# [Stated task]
Starting at the first line of the listing below, retype each line up to and including the one that contains "0.62, 0.65, 0.6975];". Leave pictures out.

# [Data to use]
◇ ◇ ◇

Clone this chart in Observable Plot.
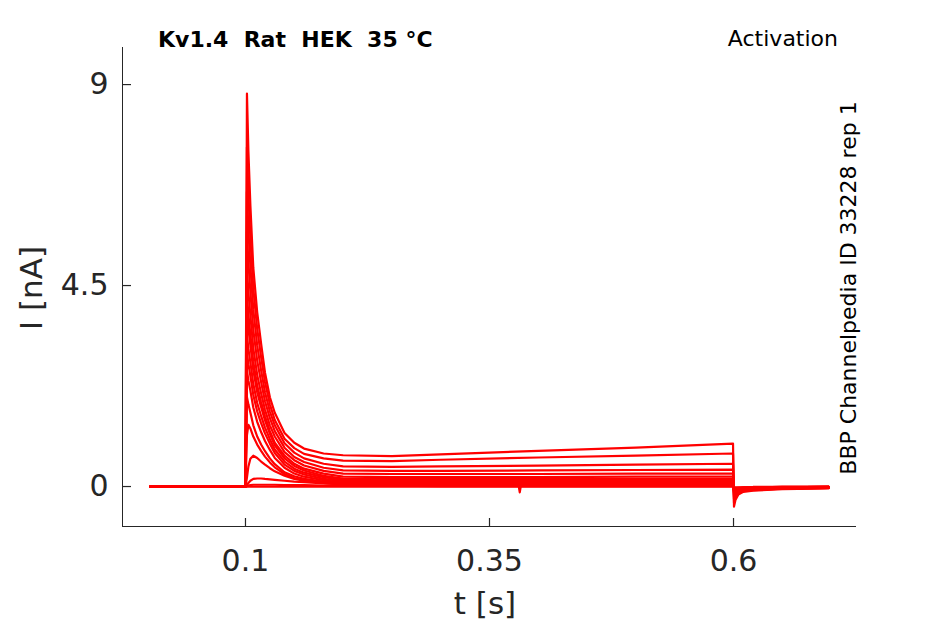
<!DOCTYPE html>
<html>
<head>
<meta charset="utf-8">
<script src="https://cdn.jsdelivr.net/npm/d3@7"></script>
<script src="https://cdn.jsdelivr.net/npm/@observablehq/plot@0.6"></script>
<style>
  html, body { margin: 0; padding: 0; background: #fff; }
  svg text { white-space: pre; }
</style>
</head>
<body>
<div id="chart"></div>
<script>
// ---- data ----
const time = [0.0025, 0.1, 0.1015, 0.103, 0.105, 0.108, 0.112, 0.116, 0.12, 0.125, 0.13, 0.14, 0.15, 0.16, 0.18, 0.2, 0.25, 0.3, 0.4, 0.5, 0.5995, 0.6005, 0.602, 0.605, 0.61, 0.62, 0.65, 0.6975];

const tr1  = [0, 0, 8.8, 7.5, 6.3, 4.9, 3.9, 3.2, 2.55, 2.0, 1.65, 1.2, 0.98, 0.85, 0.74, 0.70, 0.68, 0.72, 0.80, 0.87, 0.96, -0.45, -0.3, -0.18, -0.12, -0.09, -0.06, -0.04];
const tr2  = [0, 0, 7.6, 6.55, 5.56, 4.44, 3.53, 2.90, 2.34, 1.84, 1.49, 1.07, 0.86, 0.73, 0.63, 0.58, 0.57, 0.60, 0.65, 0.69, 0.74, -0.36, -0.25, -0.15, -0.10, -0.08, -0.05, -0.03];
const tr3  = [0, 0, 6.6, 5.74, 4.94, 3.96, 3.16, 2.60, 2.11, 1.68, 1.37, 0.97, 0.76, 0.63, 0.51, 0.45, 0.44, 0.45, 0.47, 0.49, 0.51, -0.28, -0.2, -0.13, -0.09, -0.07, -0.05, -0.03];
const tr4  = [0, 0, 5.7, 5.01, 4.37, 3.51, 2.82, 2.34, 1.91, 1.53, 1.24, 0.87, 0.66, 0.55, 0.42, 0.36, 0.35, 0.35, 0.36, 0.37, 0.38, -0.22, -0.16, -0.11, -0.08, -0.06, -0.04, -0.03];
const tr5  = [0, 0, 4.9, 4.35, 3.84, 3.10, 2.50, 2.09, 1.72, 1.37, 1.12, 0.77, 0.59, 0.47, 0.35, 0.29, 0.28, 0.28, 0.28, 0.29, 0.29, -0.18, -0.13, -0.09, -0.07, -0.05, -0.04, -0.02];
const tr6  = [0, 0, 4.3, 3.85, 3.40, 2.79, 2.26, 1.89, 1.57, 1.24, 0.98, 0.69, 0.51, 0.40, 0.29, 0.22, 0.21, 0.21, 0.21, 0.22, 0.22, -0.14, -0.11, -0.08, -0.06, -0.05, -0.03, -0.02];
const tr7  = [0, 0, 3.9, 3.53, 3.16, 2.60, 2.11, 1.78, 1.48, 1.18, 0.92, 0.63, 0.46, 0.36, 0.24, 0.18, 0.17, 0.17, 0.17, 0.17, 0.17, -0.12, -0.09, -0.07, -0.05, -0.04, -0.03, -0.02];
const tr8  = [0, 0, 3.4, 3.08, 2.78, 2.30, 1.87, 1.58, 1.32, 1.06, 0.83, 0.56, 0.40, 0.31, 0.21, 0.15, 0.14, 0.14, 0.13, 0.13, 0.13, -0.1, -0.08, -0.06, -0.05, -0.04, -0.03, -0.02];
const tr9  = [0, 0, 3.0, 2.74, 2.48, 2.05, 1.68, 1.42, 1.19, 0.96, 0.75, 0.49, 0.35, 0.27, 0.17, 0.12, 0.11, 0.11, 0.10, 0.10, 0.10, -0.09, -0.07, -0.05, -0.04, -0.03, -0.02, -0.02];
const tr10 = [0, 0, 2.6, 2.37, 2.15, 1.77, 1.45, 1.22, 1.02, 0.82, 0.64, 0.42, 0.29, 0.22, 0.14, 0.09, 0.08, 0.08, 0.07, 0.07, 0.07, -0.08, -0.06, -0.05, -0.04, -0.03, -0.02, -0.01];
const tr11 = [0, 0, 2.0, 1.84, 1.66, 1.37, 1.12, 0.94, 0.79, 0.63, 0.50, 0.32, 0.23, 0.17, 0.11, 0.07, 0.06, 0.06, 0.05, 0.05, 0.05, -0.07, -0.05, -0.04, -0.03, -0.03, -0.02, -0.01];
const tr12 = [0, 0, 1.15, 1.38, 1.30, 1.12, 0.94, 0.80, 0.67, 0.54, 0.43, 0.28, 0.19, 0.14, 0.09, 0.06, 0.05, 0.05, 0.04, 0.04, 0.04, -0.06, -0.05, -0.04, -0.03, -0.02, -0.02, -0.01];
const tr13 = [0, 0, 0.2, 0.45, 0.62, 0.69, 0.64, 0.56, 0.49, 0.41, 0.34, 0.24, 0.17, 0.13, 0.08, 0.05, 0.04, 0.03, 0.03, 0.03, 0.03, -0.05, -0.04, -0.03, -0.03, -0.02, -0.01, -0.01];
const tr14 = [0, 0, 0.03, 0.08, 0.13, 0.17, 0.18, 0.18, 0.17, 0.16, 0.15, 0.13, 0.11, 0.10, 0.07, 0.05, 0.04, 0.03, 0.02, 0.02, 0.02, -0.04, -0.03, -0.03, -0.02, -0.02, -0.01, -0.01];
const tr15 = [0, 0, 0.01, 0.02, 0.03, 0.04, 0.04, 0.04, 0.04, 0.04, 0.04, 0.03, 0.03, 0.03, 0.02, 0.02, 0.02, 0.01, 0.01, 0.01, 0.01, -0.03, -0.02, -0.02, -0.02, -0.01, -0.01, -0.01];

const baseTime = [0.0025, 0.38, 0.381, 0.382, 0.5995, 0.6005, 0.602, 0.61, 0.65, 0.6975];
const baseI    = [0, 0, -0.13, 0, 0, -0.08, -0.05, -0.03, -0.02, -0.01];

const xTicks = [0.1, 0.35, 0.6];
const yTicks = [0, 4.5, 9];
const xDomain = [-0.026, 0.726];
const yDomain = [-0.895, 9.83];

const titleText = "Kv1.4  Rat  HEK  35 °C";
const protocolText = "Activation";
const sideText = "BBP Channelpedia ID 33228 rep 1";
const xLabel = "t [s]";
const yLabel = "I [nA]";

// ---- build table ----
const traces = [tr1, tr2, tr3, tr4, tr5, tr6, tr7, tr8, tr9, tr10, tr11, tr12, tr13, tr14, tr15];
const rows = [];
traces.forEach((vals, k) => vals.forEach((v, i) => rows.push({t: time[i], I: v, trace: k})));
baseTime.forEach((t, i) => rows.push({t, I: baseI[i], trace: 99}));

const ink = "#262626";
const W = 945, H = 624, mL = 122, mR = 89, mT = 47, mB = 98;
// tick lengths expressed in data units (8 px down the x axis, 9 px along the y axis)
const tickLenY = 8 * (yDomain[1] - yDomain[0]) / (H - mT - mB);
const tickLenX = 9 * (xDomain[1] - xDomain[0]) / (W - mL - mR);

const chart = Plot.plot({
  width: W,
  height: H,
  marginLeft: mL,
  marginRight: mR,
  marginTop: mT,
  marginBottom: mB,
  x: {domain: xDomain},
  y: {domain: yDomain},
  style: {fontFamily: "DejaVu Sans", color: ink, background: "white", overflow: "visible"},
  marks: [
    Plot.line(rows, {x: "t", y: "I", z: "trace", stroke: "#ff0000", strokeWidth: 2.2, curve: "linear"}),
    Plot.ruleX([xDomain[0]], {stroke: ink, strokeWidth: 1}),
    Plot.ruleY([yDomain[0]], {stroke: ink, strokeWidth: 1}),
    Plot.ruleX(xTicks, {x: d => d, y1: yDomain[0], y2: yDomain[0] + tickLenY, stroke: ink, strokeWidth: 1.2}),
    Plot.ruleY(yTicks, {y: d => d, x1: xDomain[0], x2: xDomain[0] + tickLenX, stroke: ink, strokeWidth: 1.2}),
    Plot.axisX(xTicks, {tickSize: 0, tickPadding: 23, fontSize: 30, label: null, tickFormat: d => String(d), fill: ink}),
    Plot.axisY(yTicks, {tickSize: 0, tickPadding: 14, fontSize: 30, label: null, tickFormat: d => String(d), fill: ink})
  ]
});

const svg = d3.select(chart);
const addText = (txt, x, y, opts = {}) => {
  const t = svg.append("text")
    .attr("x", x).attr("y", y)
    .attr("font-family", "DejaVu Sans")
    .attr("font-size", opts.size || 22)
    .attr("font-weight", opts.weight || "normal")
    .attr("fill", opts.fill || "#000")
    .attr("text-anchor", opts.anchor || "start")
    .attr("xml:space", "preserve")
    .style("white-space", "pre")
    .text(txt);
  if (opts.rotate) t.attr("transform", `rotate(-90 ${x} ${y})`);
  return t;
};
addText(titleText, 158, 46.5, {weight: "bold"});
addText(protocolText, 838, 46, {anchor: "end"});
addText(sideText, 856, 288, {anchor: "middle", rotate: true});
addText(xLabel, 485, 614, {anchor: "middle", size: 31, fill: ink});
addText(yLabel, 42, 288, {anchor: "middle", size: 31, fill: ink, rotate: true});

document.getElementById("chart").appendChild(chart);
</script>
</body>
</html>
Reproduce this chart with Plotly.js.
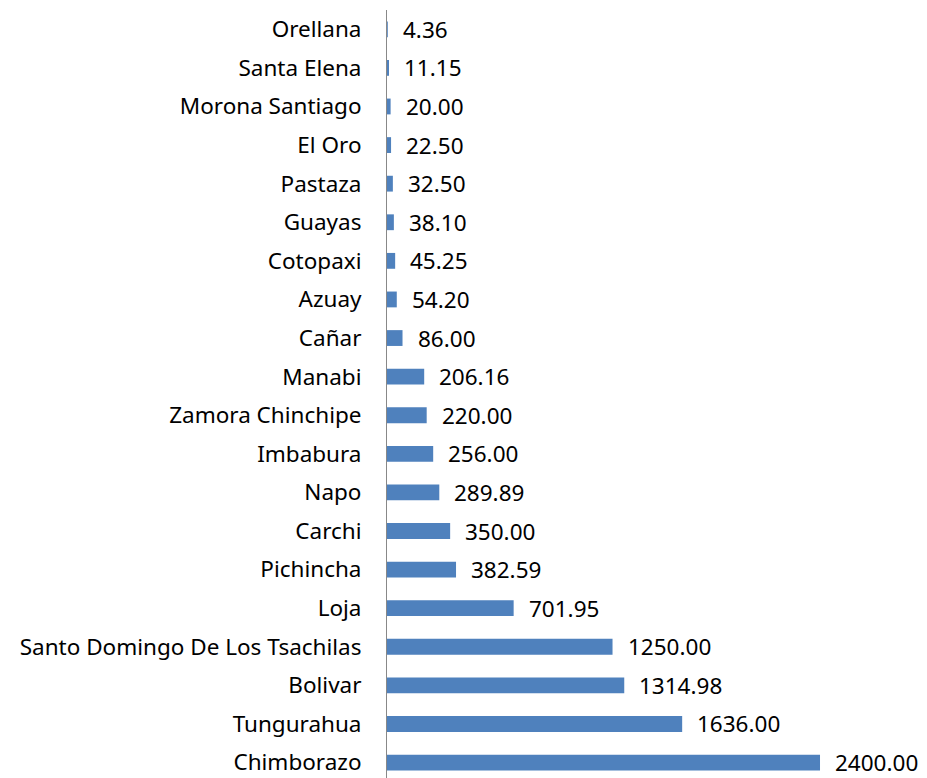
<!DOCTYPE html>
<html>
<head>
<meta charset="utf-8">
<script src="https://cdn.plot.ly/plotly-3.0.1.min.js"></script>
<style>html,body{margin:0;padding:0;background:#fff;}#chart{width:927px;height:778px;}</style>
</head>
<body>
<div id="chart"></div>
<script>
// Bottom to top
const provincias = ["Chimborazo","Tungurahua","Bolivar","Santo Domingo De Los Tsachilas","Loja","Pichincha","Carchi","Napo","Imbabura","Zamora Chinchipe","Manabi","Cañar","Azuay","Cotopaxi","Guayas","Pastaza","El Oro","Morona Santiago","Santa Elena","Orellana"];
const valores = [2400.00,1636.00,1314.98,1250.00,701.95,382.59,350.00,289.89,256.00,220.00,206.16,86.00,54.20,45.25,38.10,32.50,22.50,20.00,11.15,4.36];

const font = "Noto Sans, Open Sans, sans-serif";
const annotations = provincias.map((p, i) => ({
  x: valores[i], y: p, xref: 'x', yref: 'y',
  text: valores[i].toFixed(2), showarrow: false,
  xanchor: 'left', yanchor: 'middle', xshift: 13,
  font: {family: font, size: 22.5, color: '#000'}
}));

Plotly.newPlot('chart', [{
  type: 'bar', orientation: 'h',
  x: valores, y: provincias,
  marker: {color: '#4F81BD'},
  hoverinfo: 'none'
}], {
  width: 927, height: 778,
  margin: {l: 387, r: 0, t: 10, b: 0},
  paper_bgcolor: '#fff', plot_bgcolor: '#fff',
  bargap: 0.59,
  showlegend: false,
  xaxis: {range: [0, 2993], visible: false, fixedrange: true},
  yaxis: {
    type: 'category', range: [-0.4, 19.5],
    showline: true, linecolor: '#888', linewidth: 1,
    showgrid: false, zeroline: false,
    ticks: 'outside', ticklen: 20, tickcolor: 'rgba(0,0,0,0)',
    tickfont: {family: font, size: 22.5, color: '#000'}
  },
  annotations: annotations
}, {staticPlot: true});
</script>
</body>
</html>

◇ ◇ ◇

# [Exercise answer]
Clone this chart in Observable Plot.
<!DOCTYPE html>
<html>
<head>
<meta charset="utf-8">
<script src="https://cdn.jsdelivr.net/npm/d3@7"></script>
<script src="https://cdn.jsdelivr.net/npm/@observablehq/plot@0.6"></script>
<style>
  html, body { margin: 0; padding: 0; background: #fff; }
  svg text { white-space: pre; }
</style>
</head>
<body>
<div id="chart"></div>
<script>
// ---- data ----
const time = [0.0025, 0.1, 0.1015, 0.103, 0.105, 0.108, 0.112, 0.116, 0.12, 0.125, 0.13, 0.14, 0.15, 0.16, 0.18, 0.2, 0.25, 0.3, 0.4, 0.5, 0.5995, 0.6005, 0.602, 0.605, 0.61, 0.62, 0.65, 0.6975];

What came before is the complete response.